In questo progetto sei supportato e aiutato da tua figlia Alessandra, fotografa molto apprezzata. Quanto conta in ciò che fai la tua famiglia?

<<Tantissimo. Mia moglie e mia figlia mi aiutano molto. Ti rispondo con un aneddoto. Il presidente del circuito nazionale “Bravo Grazie”, Claudio Calì, ha definito me e la mia famiglia una “Piccola impresa meridionale”, parafrasando il noto film di Rocco Papaleo, per sottolineare la nostra unione e la sinergia nel fare le cose con passione e nel raggiungere i risultati sperati>>.

Qual è il consiglio migliore che hai ricevuto per la tua carriera?

<<Ricordo quello da parte di Giorgio Albertazzi, che lavorava a uno spettacolo insieme a mio cugino Gianfranco Barra, e con i quali mi trattenni a cena a fine spettacolo.

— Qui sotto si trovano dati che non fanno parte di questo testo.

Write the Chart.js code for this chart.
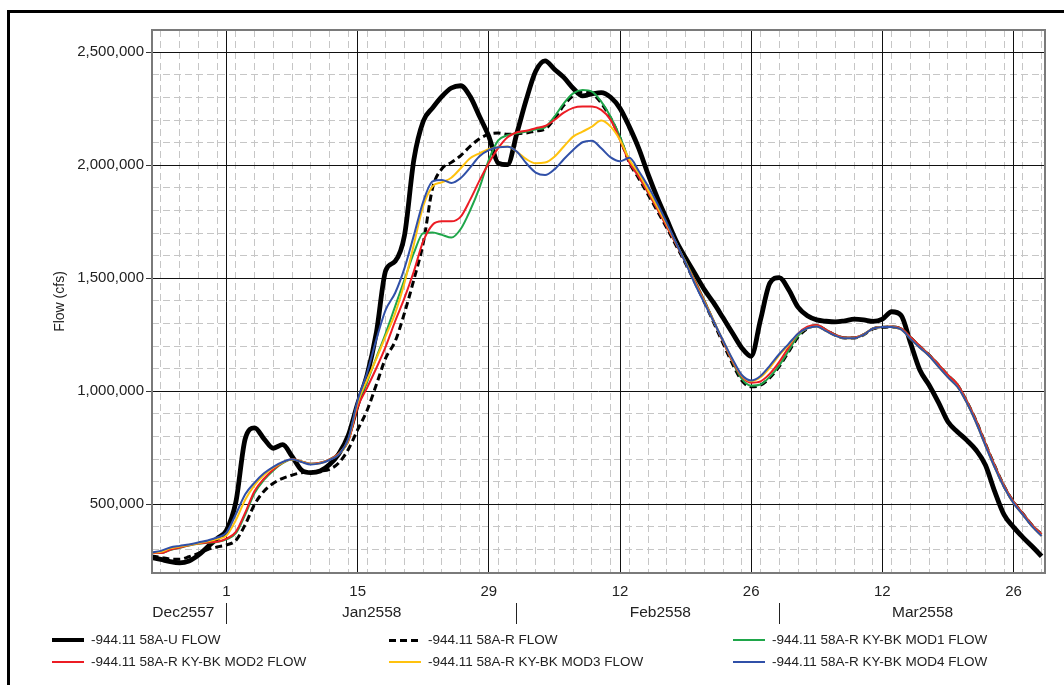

Mi disse: “Il mio consiglio? Coltiva sempre il tuo orticello che poi sarà quello a darti soddisfazioni”. Niente di più vero>>.

Il consiglio, invece, che vuoi dare tu a chi vuole seguire le tue orme?

<<Bisogna essere capaci di annusare i tempi. Le condizioni cambiano e chi vuole fare bene deve avere l’abilità di adeguarvisi>>.

Come ci vogliamo salutare?

<<Prendendo spunto dal rito scaramantico e beneaugurante che gli attori fanno prima dell’inizio di uno spettacolo (“Merda, merda, merda!!!”), voi mi direte ma siamo in un mare “di merda” va bene d’accordo ma l’importante e che ce ne sia per sia per tutti!>>.